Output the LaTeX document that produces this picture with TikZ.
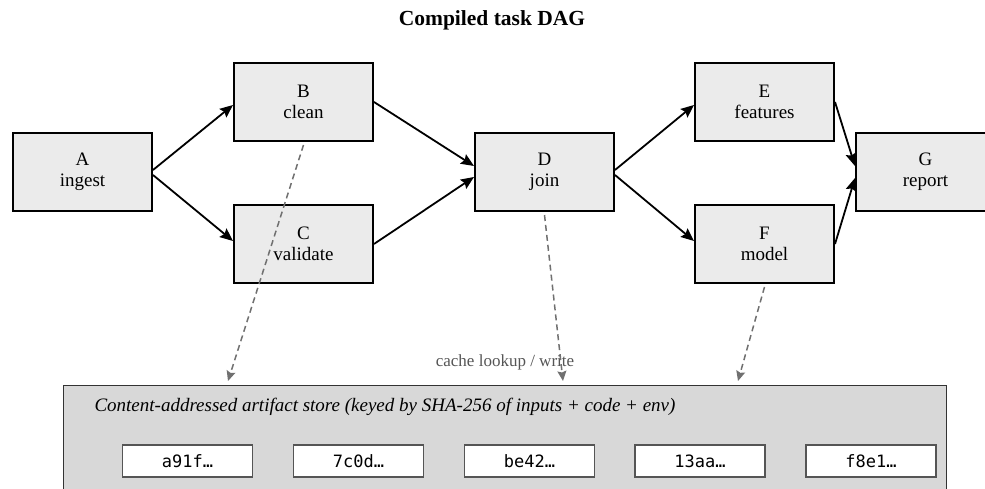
\documentclass[tikz,border=0pt]{standalone}
\usepackage{fontspec}
\setmainfont{Liberation Serif}
\newfontfamily\hashfont{DejaVu Sans Mono}
\usetikzlibrary{arrows.meta}
\definecolor{nodefill}{HTML}{EBEBEB}
\definecolor{storefill}{HTML}{D8D8D8}
\definecolor{storeline}{HTML}{333333}
\definecolor{hashline}{HTML}{555555}
\definecolor{dashcol}{HTML}{707070}
\definecolor{labelcol}{HTML}{555555}
\begin{document}
\begin{tikzpicture}[x=1pt,y=-1pt,
  task/.style={draw=black, line width=2pt, fill=nodefill, minimum width=139pt, minimum height=78pt,
    align=center, inner sep=0pt, font=\fontsize{19}{21}\selectfont},
  hashbox/.style={draw=hashline, line width=1.4pt, fill=white, minimum width=130pt, minimum height=32pt,
    inner sep=0pt, font=\hashfont\fontsize{17}{18}\selectfont},
  flow/.style={-{Stealth[length=13pt,width=11pt,inset=2pt]}, line width=1.8pt, black},
  cachelink/.style={-{Stealth[length=10pt,width=9pt,inset=1.5pt]}, line width=1.5pt, dashcol, dash pattern=on 6pt off 4pt}
]
\useasboundingbox (0,0) rectangle (985,489);
\node[font=\bfseries\fontsize{21.5}{24}\selectfont] (title) at (492,20) {Compiled task DAG};
\node[task] (A) at (82.5,172) {A\\ingest};
\node[task] (B) at (303.5,102) {B\\clean};
\node[task] (C) at (303.5,244) {C\\validate};
\node[task] (D) at (544.5,172) {D\\join};
\node[task] (E) at (764.5,102) {E\\features};
\node[task] (F) at (764.5,244) {F\\model};
\node[task] (G) at (925.5,172) {G\\report};
\draw[flow] ([yshift=2pt]A.east) -- ([yshift=-3pt]B.west);
\draw[flow] ([yshift=-3pt]A.east) -- ([yshift=3pt]C.west);
\draw[flow] (B.east) -- ([yshift=6pt]D.west);
\draw[flow] (C.east) -- ([yshift=-5pt]D.west);
\draw[flow] ([yshift=2pt]D.east) -- ([yshift=-3pt]E.west);
\draw[flow] ([yshift=-3pt]D.east) -- ([yshift=3pt]F.west);
\draw[flow] (E.east) -- ([yshift=6pt]G.west);
\draw[flow] (F.east) -- ([yshift=-6pt]G.west);
% store
\node[draw=storeline, line width=1.4pt, fill=storefill, minimum width=883pt, minimum height=130pt,
  anchor=north west, inner sep=0pt] (store) at (63,385) {};
\node[anchor=west, font=\itshape\fontsize{19}{21}\selectfont] (storelabel) at (91,407)
  {Content-addressed artifact store (keyed by SHA-256 of inputs + code + env)};
\node[hashbox] (h1) at (187.5,461) {a91f…};
\node[hashbox] (h2) at (358.5,461) {7c0d…};
\node[hashbox] (h3) at (529.5,461) {be42…};
\node[hashbox] (h4) at (700,461) {13aa…};
\node[hashbox] (h5) at (871,461) {f8e1…};
\node[text=labelcol, font=\fontsize{17}{19}\selectfont] (cachelabel) at (505,362) {cache lookup / write};
\coordinate (s1) at (228,381);
\coordinate (s2) at (563,381);
\coordinate (s3) at (738,381);
\draw[cachelink] ([yshift=-3pt]B.south) -- (s1);
\draw[cachelink] ([yshift=-3pt]D.south) -- (s2);
\draw[cachelink] ([yshift=-3pt]F.south) -- (s3);
\end{tikzpicture}
\end{document}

+++

*Task brief*: Your copy of the data should match it exactly, except that pictures are left out.

*Final result*:
Output the LaTeX document that produces this picture with TikZ.
\documentclass[tikz,border=0pt]{standalone}
\usepackage{fontspec}
\setmainfont{Liberation Serif}
\newfontfamily\hashfont{DejaVu Sans Mono}
\usetikzlibrary{arrows.meta}
\definecolor{nodefill}{HTML}{EBEBEB}
\definecolor{storefill}{HTML}{D8D8D8}
\definecolor{storeline}{HTML}{333333}
\definecolor{hashline}{HTML}{555555}
\definecolor{dashcol}{HTML}{707070}
\definecolor{labelcol}{HTML}{555555}
\begin{document}
\begin{tikzpicture}[x=1pt,y=-1pt,
  task/.style={draw=black, line width=2pt, fill=nodefill, minimum width=139pt, minimum height=78pt,
    align=center, inner sep=0pt, font=\fontsize{19}{21}\selectfont},
  hashbox/.style={draw=hashline, line width=1.4pt, fill=white, minimum width=130pt, minimum height=32pt,
    inner sep=0pt, font=\hashfont\fontsize{17}{18}\selectfont},
  flow/.style={-{Stealth[length=13pt,width=11pt,inset=2pt]}, line width=1.8pt, black},
  cachelink/.style={-{Stealth[length=10pt,width=9pt,inset=1.5pt]}, line width=1.5pt, dashcol, dash pattern=on 6pt off 4pt}
]
\useasboundingbox (0,0) rectangle (985,489);
\node[font=\bfseries\fontsize{21.5}{24}\selectfont] (title) at (492,20) {Compiled task DAG};
\node[task] (A) at (82.5,172) {A\\ingest};
\node[task] (B) at (303.5,102) {B\\clean};
\node[task] (C) at (303.5,244) {C\\validate};
\node[task] (D) at (544.5,172) {D\\join};
\node[task] (E) at (764.5,102) {E\\features};
\node[task] (F) at (764.5,244) {F\\model};
\node[task] (G) at (925.5,172) {G\\report};
\draw[flow] ([yshift=2pt]A.east) -- ([yshift=-3pt]B.west);
\draw[flow] ([yshift=-3pt]A.east) -- ([yshift=3pt]C.west);
\draw[flow] (B.east) -- ([yshift=6pt]D.west);
\draw[flow] (C.east) -- ([yshift=-5pt]D.west);
\draw[flow] ([yshift=2pt]D.east) -- ([yshift=-3pt]E.west);
\draw[flow] ([yshift=-3pt]D.east) -- ([yshift=3pt]F.west);
\draw[flow] (E.east) -- ([yshift=6pt]G.west);
\draw[flow] (F.east) -- ([yshift=-6pt]G.west);
% store
\node[draw=storeline, line width=1.4pt, fill=storefill, minimum width=883pt, minimum height=130pt,
  anchor=north west, inner sep=0pt] (store) at (63,385) {};
\node[anchor=west, font=\itshape\fontsize{19}{21}\selectfont] (storelabel) at (91,407)
  {Content-addressed artifact store (keyed by SHA-256 of inputs + code + env)};
\node[hashbox] (h1) at (187.5,461) {a91f…};
\node[hashbox] (h2) at (358.5,461) {7c0d…};
\node[hashbox] (h3) at (529.5,461) {be42…};
\node[hashbox] (h4) at (700,461) {13aa…};
\node[hashbox] (h5) at (871,461) {f8e1…};
\node[text=labelcol, font=\fontsize{17}{19}\selectfont] (cachelabel) at (505,362) {cache lookup / write};
\coordinate (s1) at (228,381);
\coordinate (s2) at (563,381);
\coordinate (s3) at (738,381);
\draw[cachelink] ([yshift=-3pt]B.south) -- (s1);
\draw[cachelink] ([yshift=-3pt]D.south) -- (s2);
\draw[cachelink] ([yshift=-3pt]F.south) -- (s3);
\end{tikzpicture}
\end{document}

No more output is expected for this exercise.